In the future, a knowledge graph could help software interpret the world better and begin to obtain an understanding of persons, places or things. As they grow in complexity, a similar system could be the foundation for an artificial “semantic memory” which describes the relationships between ideas. Rather than simply relating individual nouns, the system could learn to capture the relationship between more abstract ideas or concepts. For example, what is the relationship between BYU and the University of Utah, or laziness and hard work or the rich and poor? People naturally develop an intuition about these concepts based on real life experience, but computers need data to learn these relationships and gain an understanding of the world.
Unfortunately, our experiences can sometimes lead to biases, resulting in unjustified discrimination, which needs to be addressed head on. Similarly, computers will simply learn from the data we provide it and therefore if the data sources used (e.g. wikipedia, twitter, blogs, etc) to talk about ideas and concepts is implicitly discriminatory, the computer will learn that same discrimination. To combat this, society and AI developers will need to be intentional and cognizant of the implicit biases contained within the datasets used (for example, wikipedia, news sources, twitter, etc). We won’t be able to identify all of the biases upfront, so we need to start asking what can be done about it after the fact, when they are discovered. How do we monitor for discrimination within an AI model?
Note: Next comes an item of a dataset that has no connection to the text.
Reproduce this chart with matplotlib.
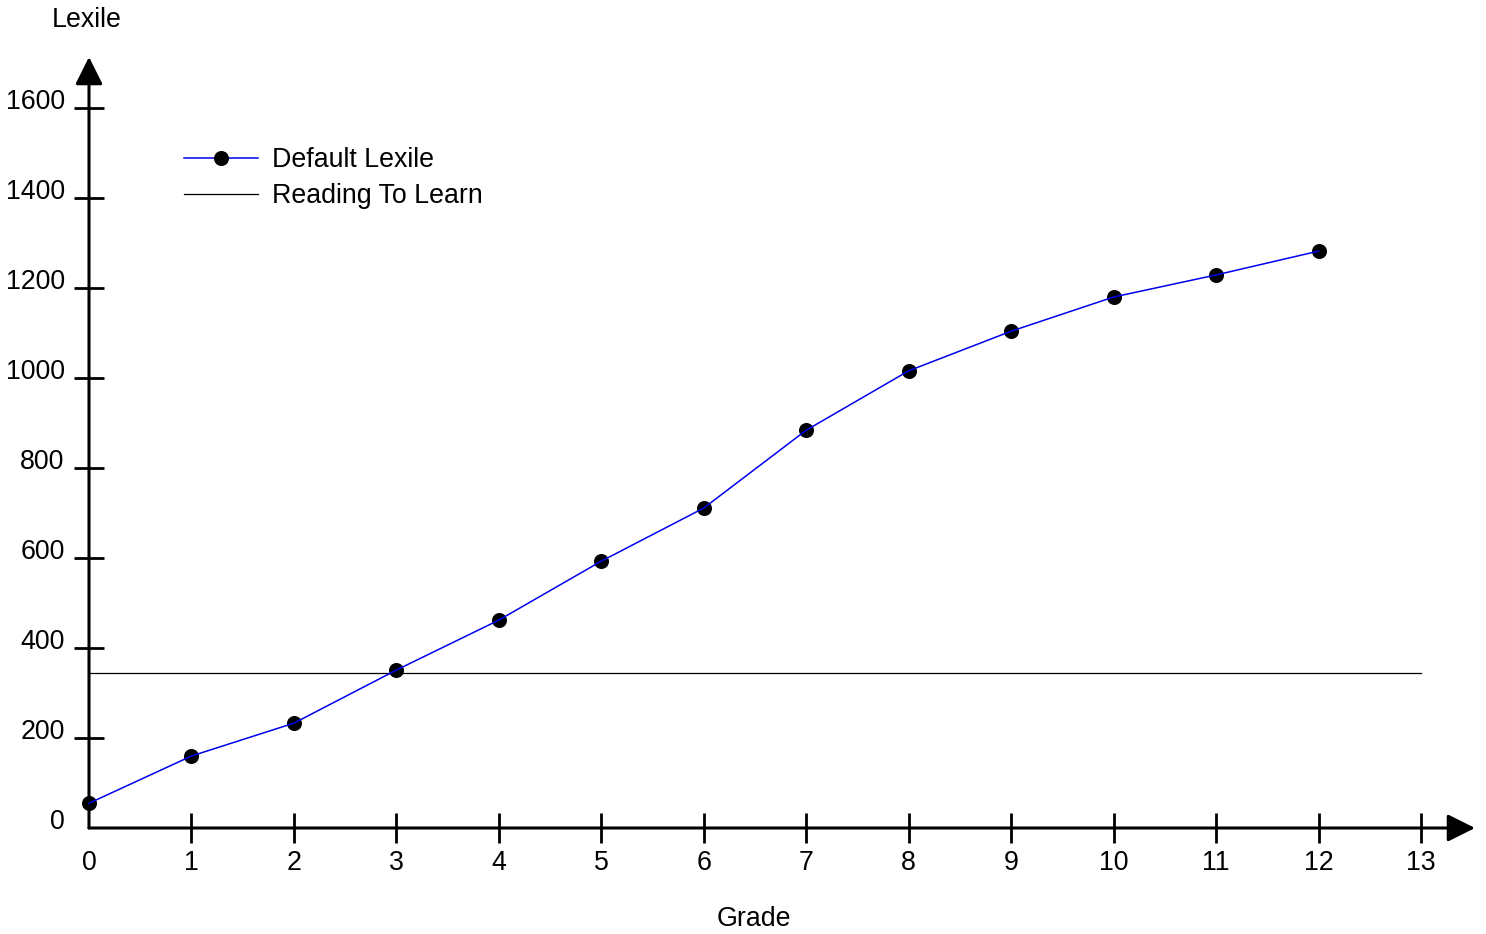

Great progress has been made recently in the ways to automatically create these knowledge and product graphs. As they become more widespread, let’s be mindful of the data being used to develop more complex concept or idea graphs in the future and consider how they can be checked for implicit biases or unwanted associations. Nevertheless, a knowledge graph is yet another way that software continues to grow smarter allowing the completion of more complex tasks.
What tasks do you wish software could take off your hands? How do you think we could decide what biases to eliminate from a knowledge graph?